There is an excellent paper on the Canadian experience with P3s in infrastructure recently published in Canadian Public Administration by Vining and Boardman, professors of Business Administration at SFU and UBC, respectively. The authors explore the benefits of the P3 model for both the public and private sector and argue that despite the term “partnership” the two have diverging goals, which create incentives for opportunistic behaviour on both sides and this opportunism leads to very high contracting costs, especially in cases of high project complexity and high uncertainty about future revenues (which is the case with most large infrastructure projects). They examine case studies of ten Canadian P3s and evaluate their success from a social perspective (as in, did they work for the public rather than did they work for the government or the private partner).
Perhaps not surprisingly, their analysis leads them to the recommendation to limit the scope of future P3 contracts.
I am not optimistic that the current economic troubles will cause a more complete evaluation of the value of P3s. Albert Einstein is reputed to have said “we can’t solve problems by using the same kind of thinking we used when we created them,” yet this is exactly what is happening. Tax cuts and deregulation are being proposed (In Canada and BC) as the solution to our economic problems. By the same token, P3s will be pushed as a solution both to a shortage of government funds, and at the same time as a solution to shortfalls in pension funds.

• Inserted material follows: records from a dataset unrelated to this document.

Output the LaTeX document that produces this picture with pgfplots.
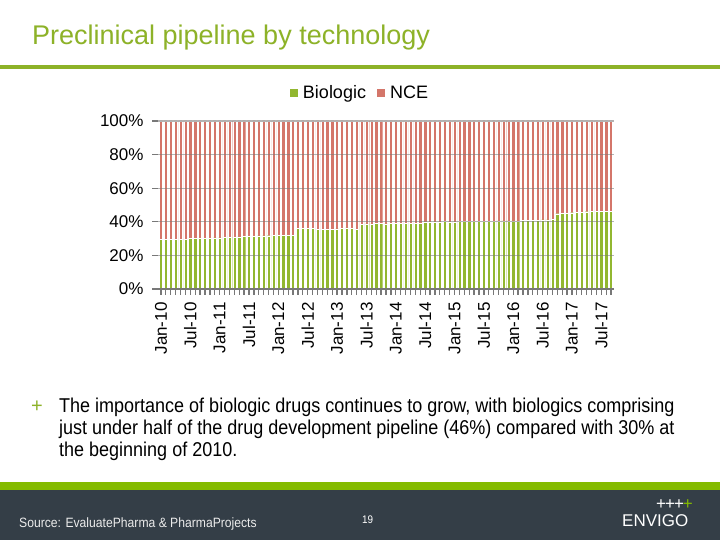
\documentclass[border=0pt]{standalone}
\usepackage{pgfplots}
\pgfplotsset{compat=1.18}
\usepackage{pgfplotstable}
\usepackage{fontspec}
\setmainfont{Liberation Sans}
\newfontfamily\narrowfont[FakeStretch=0.9]{Liberation Sans}
\definecolor{bio}{RGB}{146,183,48}
\definecolor{nce}{RGB}{212,118,106}
\definecolor{titlegreen}{RGB}{141,178,40}
\definecolor{footdark}{RGB}{52,62,71}
\definecolor{footgreen}{RGB}{132,187,0}
\definecolor{gridgray}{RGB}{120,120,120}

\pgfplotstableread{
x bio nce
0 29.5 70.5
1 29.5 70.5
2 29.5 70.5
3 29.6 70.4
4 29.6 70.4
5 29.7 70.3
6 30.0 70.0
7 30.0 70.0
8 30.1 69.9
9 30.2 69.8
10 30.3 69.7
11 30.4 69.6
12 30.5 69.5
13 30.6 69.4
14 30.7 69.3
15 30.8 69.2
16 31.0 69.0
17 31.2 68.8
18 31.5 68.5
19 31.5 68.5
20 31.6 68.4
21 31.6 68.4
22 31.7 68.3
23 31.8 68.2
24 31.8 68.2
25 31.9 68.1
26 32.0 68.0
27 32.0 68.0
28 36.2 63.8
29 36.3 63.7
30 36.1 63.9
31 35.9 64.1
32 35.6 64.4
33 35.5 64.5
34 35.6 64.4
35 35.5 64.5
36 35.8 64.2
37 36.2 63.8
38 36.4 63.6
39 36.3 63.7
40 35.3 64.7
41 38.5 61.5
42 38.7 61.3
43 38.8 61.2
44 38.9 61.1
45 39.0 61.0
46 38.8 61.2
47 38.9 61.1
48 39.0 61.0
49 39.1 60.9
50 39.0 61.0
51 39.0 61.0
52 39.1 60.9
53 39.2 60.8
54 39.9 60.1
55 40.0 60.0
56 40.0 60.0
57 40.0 60.0
58 40.1 59.9
59 40.0 60.0
60 40.0 60.0
61 40.1 59.9
62 40.1 59.9
63 40.2 59.8
64 40.2 59.8
65 40.3 59.7
66 40.3 59.7
67 40.4 59.6
68 40.4 59.6
69 40.5 59.5
70 40.5 59.5
71 40.5 59.5
72 40.6 59.4
73 40.6 59.4
74 40.7 59.3
75 40.8 59.2
76 40.9 59.1
77 41.0 59.0
78 41.1 58.9
79 41.2 58.8
80 41.3 58.7
81 44.8 55.2
82 45.0 55.0
83 45.2 54.8
84 45.4 54.6
85 45.6 54.4
86 45.8 54.2
87 46.0 54.0
88 46.1 53.9
89 46.2 53.8
90 46.3 53.7
91 46.4 53.6
92 46.4 53.6
}\datatable

\begin{document}
\begin{tikzpicture}[x=1bp,y=1bp]
\useasboundingbox (0,0) rectangle (720,540);
\fill[white] (0,0) rectangle (720,540);
% title
\node[anchor=base west, text=titlegreen, font=\fontsize{27bp}{30bp}\selectfont, inner sep=0] at (32,495) {Preclinical pipeline by technology};
\fill[titlegreen] (0,471) rectangle (720,475);

\begin{axis}[
  at={(158bp,251bp)}, anchor=south west, scale only axis,
  width=456bp, height=168bp,
  ybar stacked, bar width=0.66,
  xmin=-0.6, xmax=92.6, ymin=0, ymax=100,
  xtick={0,...,92},
  xticklabels={Jan-10,,,,,,Jul-10,,,,,,Jan-11,,,,,,Jul-11,,,,,,Jan-12,,,,,,Jul-12,,,,,,Jan-13,,,,,,Jul-13,,,,,,Jan-14,,,,,,Jul-14,,,,,,Jan-15,,,,,,Jul-15,,,,,,Jan-16,,,,,,Jul-16,,,,,,Jan-17,,,,,,Jul-17,,},
  x tick label style={rotate=90, anchor=east, font=\fontsize{17bp}{19bp}\selectfont},
  xticklabel shift=4bp,
  ytick={0,20,...,100},
  yticklabel={\pgfmathprintnumber{\tick}\%},
  y tick label style={font=\fontsize{17bp}{19bp}\selectfont},
  yticklabel shift=5bp,
  /pgf/number format/assume math mode=true,
  axis on top,
  ymajorgrids, grid style={gridgray, line width=1.2bp, opacity=0.55},
  axis x line*=bottom, axis y line*=left,
  axis line style={gridgray, line width=1.5bp, -},
  y axis line style={draw=none},
  tick style={gridgray, line width=1.3bp},
  tick align=outside, major tick length=6bp,
  legend style={at={(0.443,1.167)}, anchor=center, draw=none, fill=none,
    legend columns=2, font=\fontsize{18bp}{20bp}\selectfont,
    nodes={inner xsep=2bp},
    /tikz/every even column/.append style={column sep=9bp}},
  legend image code/.code={\fill[#1, draw=none] (0bp,-4bp) rectangle (8bp,4bp);},
]
\addplot[fill=bio, draw=white, line width=0.4bp] table[x=x,y=bio]{\datatable};
\addplot[fill=nce, draw=white, line width=0.4bp] table[x=x,y=nce]{\datatable};
\legend{\hspace{3bp}Biologic, \hspace{3bp}NCE}
\end{axis}

% body text
\node[anchor=base west, text=titlegreen, font=\fontsize{20bp}{22bp}\selectfont, inner sep=0] at (31,127) {+};
\begin{scope}[every node/.style={anchor=base west, inner sep=0, font=\narrowfont\fontsize{20bp}{22bp}\selectfont}]
\node at (59,127) {The importance of biologic drugs continues to grow, with biologics comprising};
\node at (59,105) {just under half of the drug development pipeline (46\%) compared with 30\% at};
\node at (59,83) {the beginning of 2010.};
\end{scope}

% footer
\fill[footgreen] (0,50) rectangle (720,58);
\fill[footdark] (0,0) rectangle (720,50);
\node[anchor=base west, inner sep=0, text=white!85!gray, font=\narrowfont\fontsize{13.5bp}{16bp}\selectfont] at (19,12) {Source: EvaluatePharma \& PharmaProjects};
\node[anchor=base west, inner sep=0, text=white, font=\narrowfont\fontsize{11bp}{13bp}\selectfont] at (362,16) {19};
\node[anchor=base west, inner sep=0, text=white, font=\fontsize{17bp}{19bp}\selectfont] at (622,13) {ENVIGO};
\node[anchor=base west, inner sep=0, text=white, font=\fontsize{17bp}{19bp}\selectfont] at (656,30) {+\kern-1bp+\kern-1bp+\kern-1bp\textcolor{footgreen}{+}};
\end{tikzpicture}
\end{document}
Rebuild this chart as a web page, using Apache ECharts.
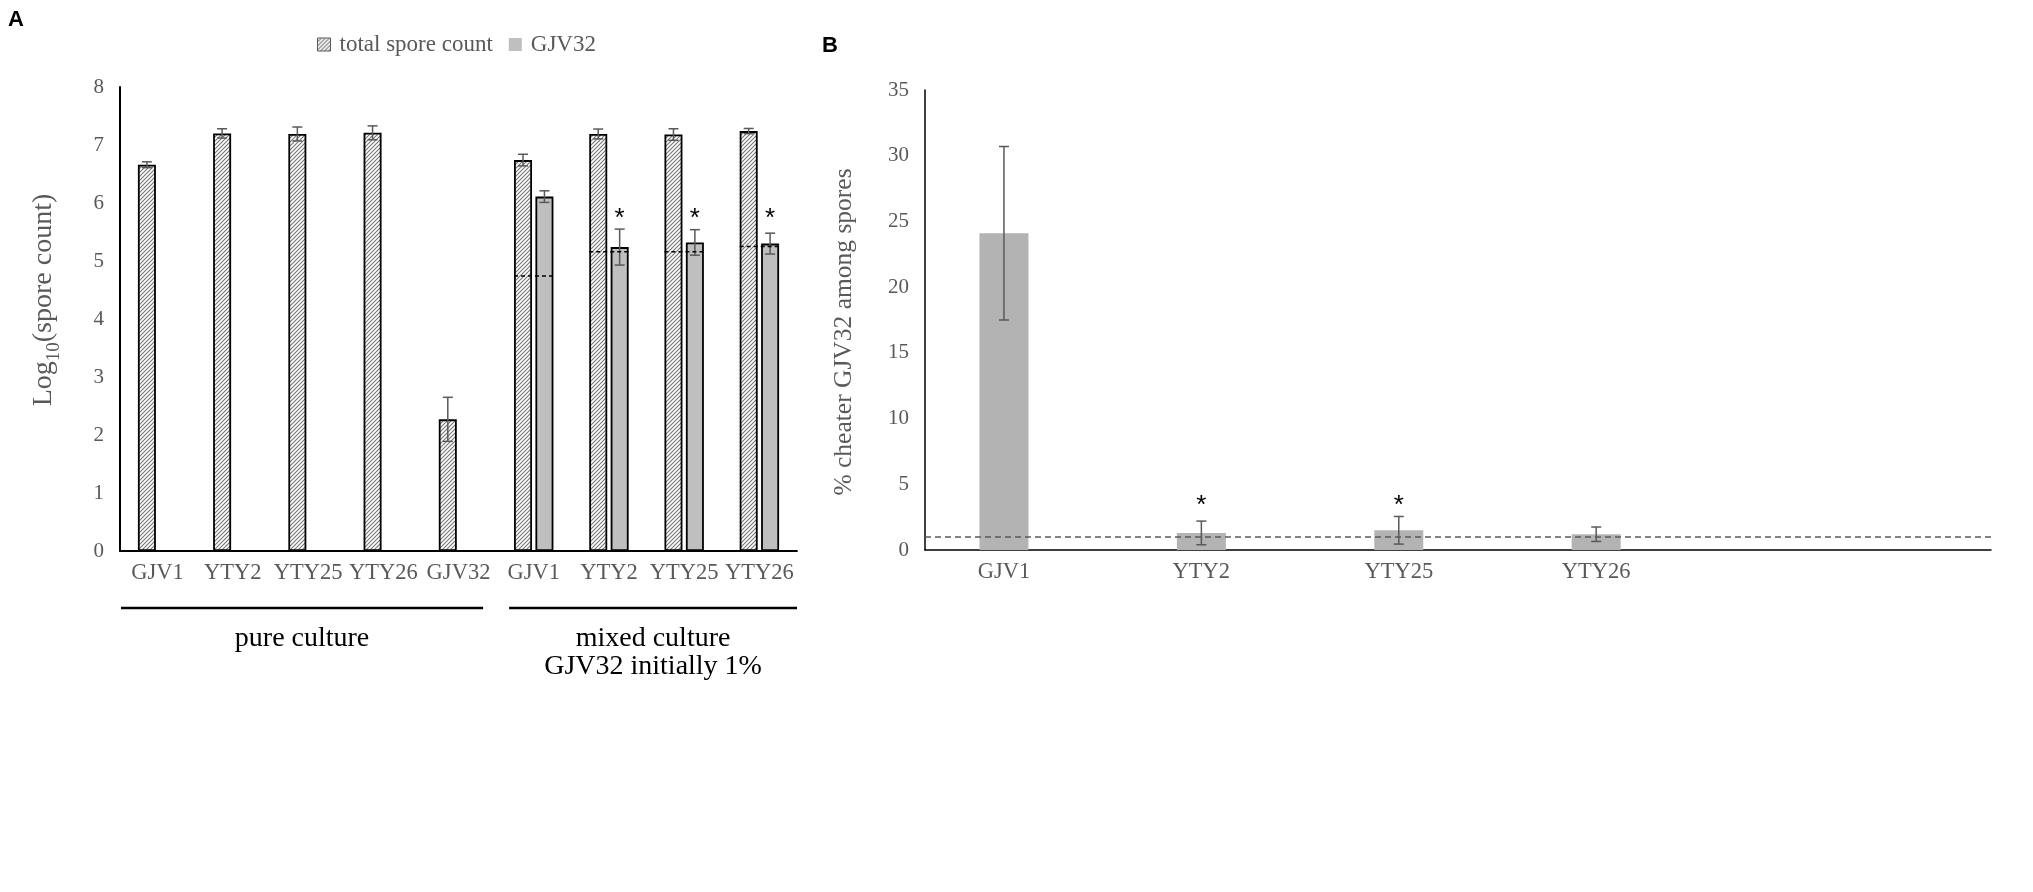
<!DOCTYPE html>
<html>
<head>
<meta charset="utf-8">
<script src="https://cdn.jsdelivr.net/npm/echarts@6/dist/echarts.min.js"></script>
<style>
  html, body { margin: 0; padding: 0; background: #fff; }
  #c { width: 2033px; height: 892px; }
</style>
</head>
<body>
<div id="c"></div>
<script>
// ---------- Panel A data ----------
const catsA      = ['GJV1', 'YTY2', 'YTY25', 'YTY26', 'GJV32', 'GJV1', 'YTY2', 'YTY25', 'YTY26'];
const totalA     = [6.66, 7.20, 7.19, 7.21, 2.27, 6.74, 7.19, 7.18, 7.24];
const totalErrA  = [0.05, 0.08, 0.12, 0.12, 0.38, 0.10, 0.085, 0.10, 0.045];
const gjvA       = [null, null, null, null, null, 6.11, 5.24, 5.32, 5.30];
const gjvErrA    = [null, null, null, null, null, 0.10, 0.31, 0.22, 0.18];
const expectedA  = [null, null, null, null, null, 4.74, 5.16, 5.16, 5.25];
const starA      = [null, null, null, null, null, null, 5.8, 5.8, 5.8];
const ticksA     = ['0', '1', '2', '3', '4', '5', '6', '7', '8'];
const groupNames = ['pure culture', 'mixed culture', 'GJV32 initially 1%'];

// ---------- Panel B data ----------
const catsB      = ['GJV1', 'YTY2', 'YTY25', 'YTY26'];
const pctB       = [24.1, 1.3, 1.5, 1.2];
const pctErrB    = [6.6, 0.9, 1.05, 0.55];
const initialB   = 1.0;
const starB      = [null, 3.7, 3.7, null];
const ticksB     = ['0', '5', '10', '15', '20', '25', '30', '35'];

// ---------- styling ----------
const SERIF = "'Liberation Serif','Times New Roman',serif";
const SANS  = "'Liberation Sans',Arial,sans-serif";
const GREY  = '#595959';
const BAR_W = 18, BAR_GAP = 0.19;
const OFF   = BAR_W * (1 + BAR_GAP) / 2;   // centre offset of each bar of the pair
const CAP   = 5;

function hatchCanvas() {
  const s = 4;
  const c = document.createElement('canvas');
  c.width = s; c.height = s;
  const g = c.getContext('2d');
  g.fillStyle = '#ffffff';
  g.fillRect(0, 0, s, s);
  g.strokeStyle = '#777777';
  g.lineWidth = 1.15;
  g.beginPath();
  g.moveTo(-1, s + 1); g.lineTo(s + 1, -1);
  g.moveTo(-1, 1); g.lineTo(1, -1);
  g.moveTo(s - 1, s + 1); g.lineTo(s + 1, s - 1);
  g.stroke();
  return c;
}
const hatch = { image: hatchCanvas(), repeat: 'repeat' };

function errRender(offset) {
  return function (params, api) {
    const i = api.value(0), v = api.value(1), e = api.value(2);
    const x  = api.coord([i, v])[0] + offset;
    const y1 = api.coord([i, v + e])[1];
    const y2 = api.coord([i, v - e])[1];
    const st = { stroke: GREY, lineWidth: 1.5 };
    return {
      type: 'group',
      children: [
        { type: 'line', shape: { x1: x, y1: y1, x2: x, y2: y2 }, style: st },
        { type: 'line', shape: { x1: x - CAP, y1: y1, x2: x + CAP, y2: y1 }, style: st },
        { type: 'line', shape: { x1: x - CAP, y1: y2, x2: x + CAP, y2: y2 }, style: st }
      ]
    };
  };
}
function starRender(offset, size) {
  return function (params, api) {
    const p = api.coord([api.value(0), api.value(1)]);
    return {
      type: 'text',
      style: {
        text: '*', x: p[0] + offset, y: p[1] + size * 0.18,
        textAlign: 'center', textVerticalAlign: 'middle',
        fontFamily: SANS, fontSize: size, fill: '#000'
      }
    };
  };
}
function pick(vals, errs) {
  const out = [];
  vals.forEach((v, i) => { if (v != null) out.push(errs ? [i, v, errs[i]] : [i, v]); });
  return out;
}

const chart = echarts.init(document.getElementById('c'));

const option = {
  animation: false,
  backgroundColor: '#fff',
  grid: [
    { left: 120, top: 87, width: 677, height: 464 },
    { left: 925, top: 90, width: 1066, height: 460 }
  ],
  legend: {
    left: 312, top: 28,
    itemWidth: 13, itemHeight: 13, itemGap: 16,
    selectedMode: false,
    textStyle: { fontFamily: SERIF, fontSize: 23, color: GREY, padding: [0, 0, 0, 4] },
    data: [
      { name: 'total spore count', icon: 'rect', itemStyle: { borderColor: GREY, borderWidth: 1 } },
      { name: 'GJV32', icon: 'rect', itemStyle: { borderWidth: 0 } }
    ]
  },
  xAxis: [
    {
      gridIndex: 0, type: 'category', data: catsA,
      axisLine: { lineStyle: { color: '#000', width: 1.8 } },
      axisTick: { show: false },
      axisLabel: { interval: 0, margin: 11, fontFamily: SERIF, fontSize: 22.5, color: GREY }
    },
    {
      gridIndex: 1, type: 'value', min: -0.4, max: 5.0,
      axisLine: { onZero: false, lineStyle: { color: '#000', width: 1.5 } },
      axisTick: { show: false },
      splitLine: { show: false },
      axisLabel: {
        customValues: [0, 1, 2, 3],
        formatter: v => catsB[Math.round(v)] || '',
        margin: 11, fontFamily: SERIF, fontSize: 22.5, color: GREY
      }
    }
  ],
  yAxis: [
    {
      gridIndex: 0, type: 'value', min: 0, max: 8, interval: 1,
      name: '{a|Log}{s|10}{a|(spore count)}',
      nameLocation: 'middle', nameRotate: 90, nameGap: 56,
      nameTextStyle: {
        padding: [0, 0, 0, 38],
        rich: {
          a: { fontFamily: SERIF, fontSize: 28, color: GREY, lineHeight: 40 },
          s: { fontFamily: SERIF, fontSize: 19, color: GREY, lineHeight: 14, verticalAlign: 'bottom' }
        }
      },
      axisLine: { show: true, onZero: false, lineStyle: { color: '#000', width: 2 } },
      axisTick: { show: false },
      splitLine: { show: false },
      axisLabel: { margin: 16, fontFamily: SERIF, fontSize: 21, color: GREY,
                   formatter: (v, i) => ticksA[i] }
    },
    {
      gridIndex: 1, type: 'value', min: 0, max: 35, interval: 5,
      name: '% cheater GJV32 among spores',
      nameLocation: 'middle', nameRotate: 90, nameGap: 64,
      nameTextStyle: { fontFamily: SERIF, fontSize: 25.5, color: GREY, lineHeight: 34, padding: [0, 24, 0, 0] },
      axisLine: { show: true, onZero: false, lineStyle: { color: '#000', width: 1.5 } },
      axisTick: { show: false },
      splitLine: { show: false },
      axisLabel: { margin: 16, fontFamily: SERIF, fontSize: 21, color: GREY,
                   formatter: (v, i) => ticksB[i] }
    }
  ],
  series: [
    {
      name: 'total spore count', type: 'bar', xAxisIndex: 0, yAxisIndex: 0,
      data: totalA, barWidth: BAR_W, barGap: (BAR_GAP * 100) + '%',
      itemStyle: { color: hatch, borderColor: '#000', borderWidth: 1.8 }
    },
    {
      name: 'GJV32', type: 'bar', xAxisIndex: 0, yAxisIndex: 0,
      data: gjvA, barWidth: BAR_W, barGap: (BAR_GAP * 100) + '%',
      itemStyle: { color: '#bfbfbf', borderColor: '#000', borderWidth: 1.8 }
    },
    {
      name: 'errTotal', type: 'custom', xAxisIndex: 0, yAxisIndex: 0, z: 5,
      renderItem: errRender(-OFF), data: pick(totalA, totalErrA), clip: false
    },
    {
      name: 'errGJV', type: 'custom', xAxisIndex: 0, yAxisIndex: 0, z: 5,
      renderItem: errRender(OFF), data: pick(gjvA, gjvErrA), clip: false
    },
    {
      name: 'expected', type: 'custom', xAxisIndex: 0, yAxisIndex: 0, z: 6,
      renderItem: function (params, api) {
        const p = api.coord([api.value(0), api.value(1)]);
        return {
          type: 'line',
          shape: { x1: p[0] - OFF - BAR_W / 2, y1: p[1], x2: p[0] + OFF + BAR_W / 2, y2: p[1] },
          style: { stroke: '#000', lineWidth: 1.5, lineDash: [4, 3] }
        };
      },
      data: pick(expectedA)
    },
    {
      name: 'starA', type: 'custom', xAxisIndex: 0, yAxisIndex: 0, z: 6,
      renderItem: starRender(OFF, 26), data: pick(starA)
    },
    {
      name: 'pctB', type: 'bar', xAxisIndex: 1, yAxisIndex: 1,
      data: pctB.map((v, i) => [i, v]), barWidth: 49,
      itemStyle: { color: '#b3b3b3' },
      markLine: {
        silent: true, symbol: ['none', 'none'], label: { show: false },
        lineStyle: { color: GREY, type: [6, 4], width: 1.5 },
        data: [{ yAxis: initialB }]
      }
    },
    {
      name: 'errB', type: 'custom', xAxisIndex: 1, yAxisIndex: 1, z: 5,
      renderItem: errRender(0), data: pick(pctB, pctErrB), clip: false
    },
    {
      name: 'starB', type: 'custom', xAxisIndex: 1, yAxisIndex: 1, z: 6,
      renderItem: starRender(0, 26), data: pick(starB)
    }
  ]
};
chart.setOption(option);

// group brackets below panel A, placed from the category axis
const px = i => chart.convertToPixel({ xAxisIndex: 0 }, i);
const band = px(1) - px(0);
const baseY = chart.convertToPixel({ yAxisIndex: 0 }, 0);
const lineY = baseY + 57;
const pureL = px(0) - band / 2 + 1, pureR = px(4) + band / 2 - 13;
const mixL  = px(5) - band / 2 + 13, mixR = px(8) + band / 2;
const txt = (t, x, y, font, size, fill, weight) => ({
  type: 'text',
  style: { text: t, x: x, y: y, textAlign: 'center', textVerticalAlign: 'middle',
           fontFamily: font, fontSize: size, fontWeight: weight || 'normal', fill: fill }
});
chart.setOption({
  graphic: [
    { type: 'line', shape: { x1: pureL, y1: lineY, x2: pureR, y2: lineY }, style: { stroke: '#000', lineWidth: 2.5 } },
    { type: 'line', shape: { x1: mixL, y1: lineY, x2: mixR, y2: lineY }, style: { stroke: '#000', lineWidth: 2.5 } },
    txt(groupNames[0], (pureL + pureR) / 2, lineY + 31, SERIF, 28, '#000'),
    txt(groupNames[1], (mixL + mixR) / 2, lineY + 31, SERIF, 28, '#000'),
    txt(groupNames[2], (mixL + mixR) / 2, lineY + 59, SERIF, 28, '#000'),
    { type: 'text', style: { text: 'A', x: 8, y: 9, fontFamily: SANS, fontSize: 22, fontWeight: 'bold', fill: '#000' } },
    { type: 'text', style: { text: 'B', x: 822, y: 35, fontFamily: SANS, fontSize: 22, fontWeight: 'bold', fill: '#000' } }
  ]
});
</script>
</body>
</html>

You raise the point, “as long as they weren’t prepared to raise taxes or run deficits, what other options did the government have?” But I think you also answered this point when you said, “I doubt that high-level bureaucrats were not aware that P3s cost more over the long-run and that they expose taxpayers to higher risk” They also knew they would have to pay taxes to pay for long term contracts and that, as Larry Blain himself has admitted, these long term contracts were every bit as much debt of the province as bonds.
It is always a challenge to answer the question – if P3s are so bad why do people do it? – with sounding too ideological. But I think we should treat seriously Joseph Stiglitz’s response in the forward to Privatization: Success and Failures, where he says:
“One of the reasons for the drive to privatization is simple-minded ideology…but another of the motivations for the drive for privatization is special interests (greed): even an inefficient privatization process can generate large wealth for a few. Financial markets in the United States looked with hopeful anticipation at the commissions they would earn from managing trillions of dollars in the social security system While pensioners may lose from increased transaction costs, Wall Street would gain”
We face the same thing here with P3s. Enormous private profits and when things go wrong, as in the case of the Port Mann bridge, tax payers to pick up the pieces.
Its like this why in the world would anyone buy into transit? Its a losing proposition always has been always will be. The buses are half empty for sure as job loses take their toll on translink also the unemployed worker can’t afford the ride.
Expect fare increases along with high security costs for police as they have trippled but understand the No Tax and Spend on the Rich party has taken additional measures to keep the low income public off the trains.
I understand the students were getting a class action together before Liberals agreed to give them lower fares as the sited “We can’t afford to get to school and therefore believe this government has discriminated against students when it comes to necessary public service.
Now the working stiff needs to get out there and do the same as if its good enough for the students then its good enough for the rest of the public who is struggling.